Cultural Shock - Mia

I remember walking into the room at the first day of this year. With the introducing round one of the girls tells about her origin, Suriname. She studied one year of Law but then started this year with Public Administration, where I met her.  

Mia Troenodrono, is 21 years old and moved here last year with her boyfriend who has a Dutch background. She has lived her whole life in a district called Commewijne on a family property with nine houses, which is normal over there. She lived with her grandmother because her parents lived in the city and were traveling a lot. To give a little idea of the setting; there is a lot of forest, agriculture and much space. Because of the illegal animal trade, she bought parrots and monkeys so they could life in freedom. The animals stayed in the nearby.

Dejuvination before VWO

“So during this week they had to wear pampers, could only sit on the ground and clean the ground with a toothbrush”

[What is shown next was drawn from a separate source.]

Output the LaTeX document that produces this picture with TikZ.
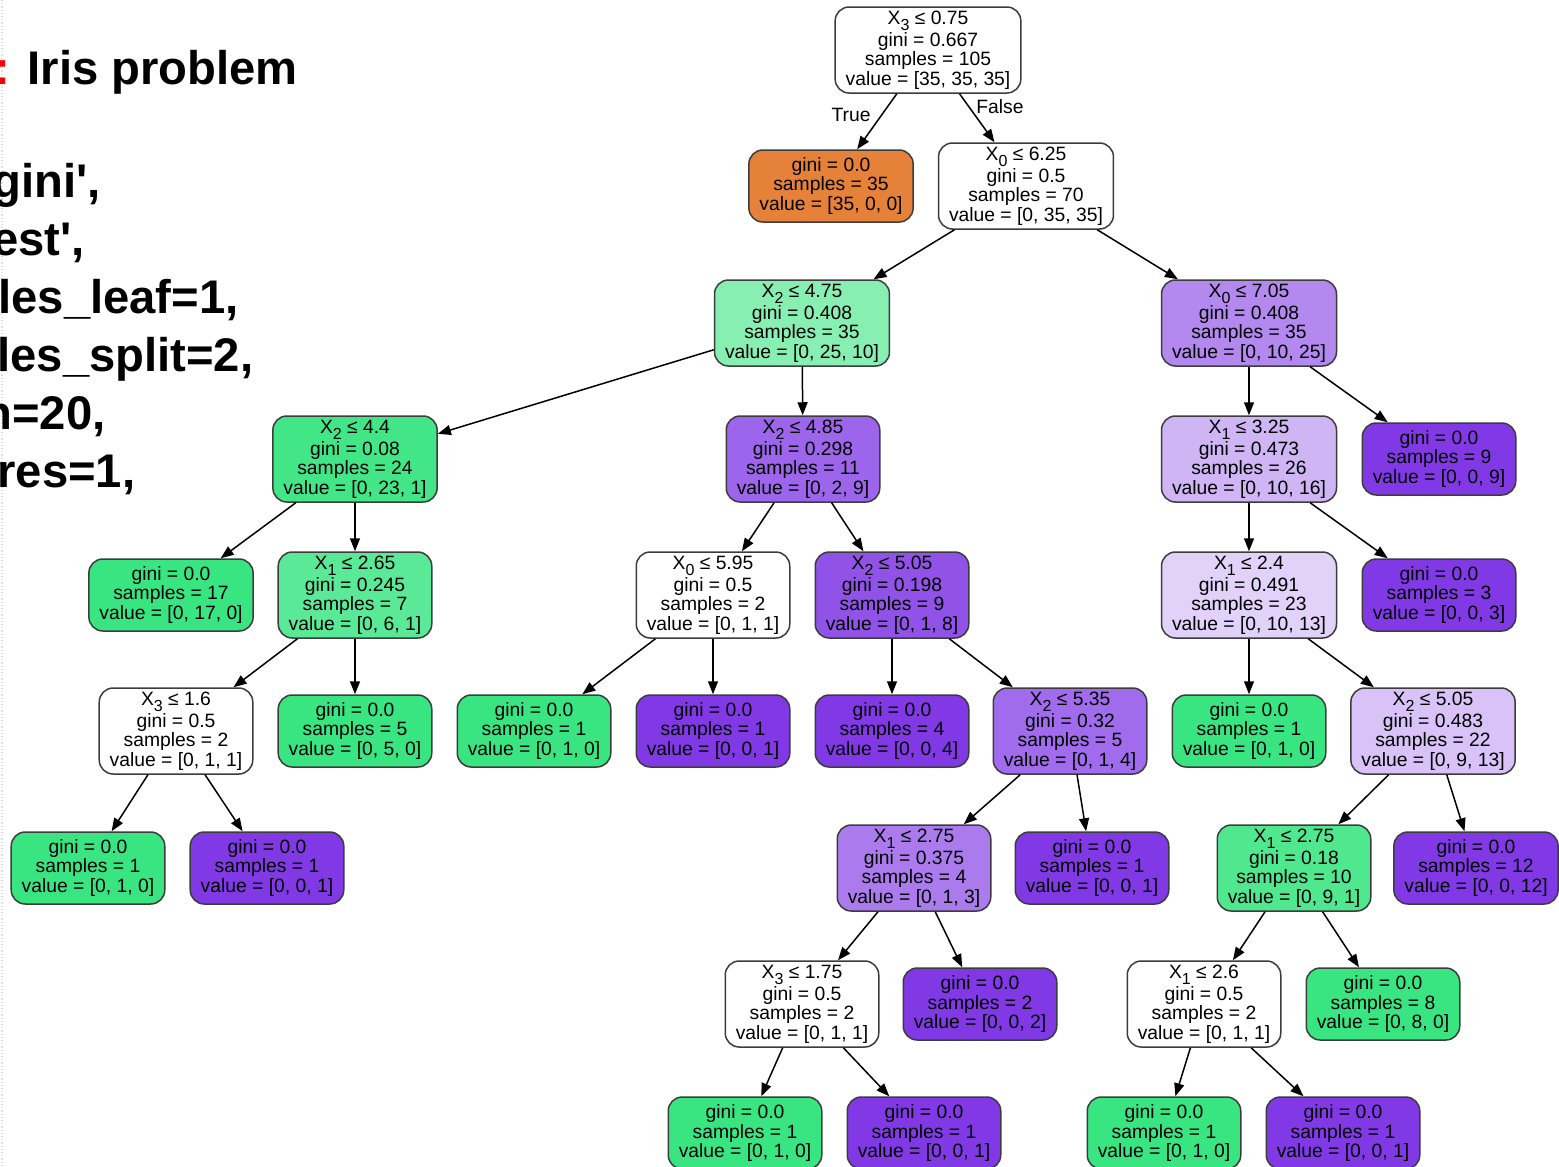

            Before going to the university she also went to VWO in Paramaribo. But before you could ‘enter’ VWO at the Ams, she had to do a dejuvenation, like what we have before you become a member of a student association. The students were babies for a whole week. So during this week they had to wear pampers, could only sit on the ground and clean the ground with a toothbrush etc. And in the end they had to roll in mud, and then they were part of VWO. 

Funny teachers

            A difference with the Dutch teachers is that Surinamese teachers made fun of people, and sometimes even gave names but then in a ‘funny way’, while we think that acting in that way is rude. In addition to that, the Surinamese people are always making fun and they are somewhat looser. To explain why they are looser Mia told that when you were late in class they didn’t really make a point about it, because they were always late.  

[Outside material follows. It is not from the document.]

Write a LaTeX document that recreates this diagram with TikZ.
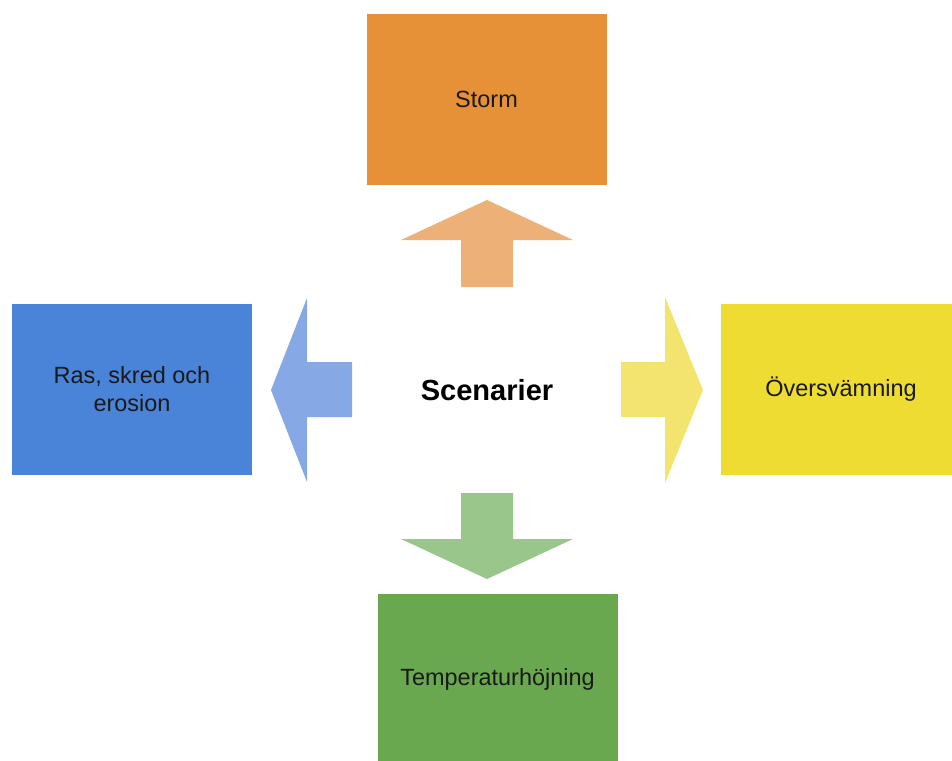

            One of the reasons why Mia wanted to study in the Holland was because of the economic crisis that is happening in Suriname. Because of this crisis, the education isn’t at it best. On top of that is there only one university in the country, and this university doesn’t offer many options to study like we have here. In addition, there is many favouritism in the politics of Suriname, you can’t avoid arbitrariness, there is no control over the economy of the country and Suriname has a corrupt government. So every store has different prizes and these prizes are really high. ‘everywhere you look you can find a Chinese store. Only in the city, Paramaribo, there are like the ‘real’ stores.’

Adjusting to technology

            So she travelled all the way from Suriname to Holland, with no idea wat to really expect. The first year she had to get used to the differences she encountered. For starters the cold ‘It is so cold here in Holland, I have no idea what to wear.’ But also on the technology side is a difference, She had to find out how everything worked with the sites and stuff, because back home they used technology less. Everything was written down on a chalkboard and all the information you needed were in books. 

To hear or to read?

            Surinamese-Dutch sounds like Dutch but it has it’s differences which Mia encountered; I remember her being the note taker at a PBL-session, and she asked ‘kunnen jullie het verstaan?’ so if we could hear it, but she meant if we could read what she was writing on the board. That is also a obstacle for her during the lectures, sometimes she doesn’t understand something because in Surinamese they have a different meaning to that word. ‘what Dutch people call stroop (syrup), we call water with a colour and sugar.’ Also what we call banana’s is in Surinamese a bakove and a plantains is a banana over there. 

What’s to miss…?

            One thing she really misses is that where she lived they are more bound to each other. The sugar festival, for example, is celebrated with the whole family and even friends, even those who aren’t Muslim are coming over, they even get a day off. But here, everybody celebrates it who are from that culture and with their own group of people. ‘it brings a disadvantage though, because we celebrate almost every cultural celebration we have so many days off, which is nice but for school it is too much.’ 

‘After my studies over here, I want to do something in international area, because I am interested in the backgrounds of humans and cultures. I want to head back to Suriname. So I can go back to my family property, the animals and the nature.’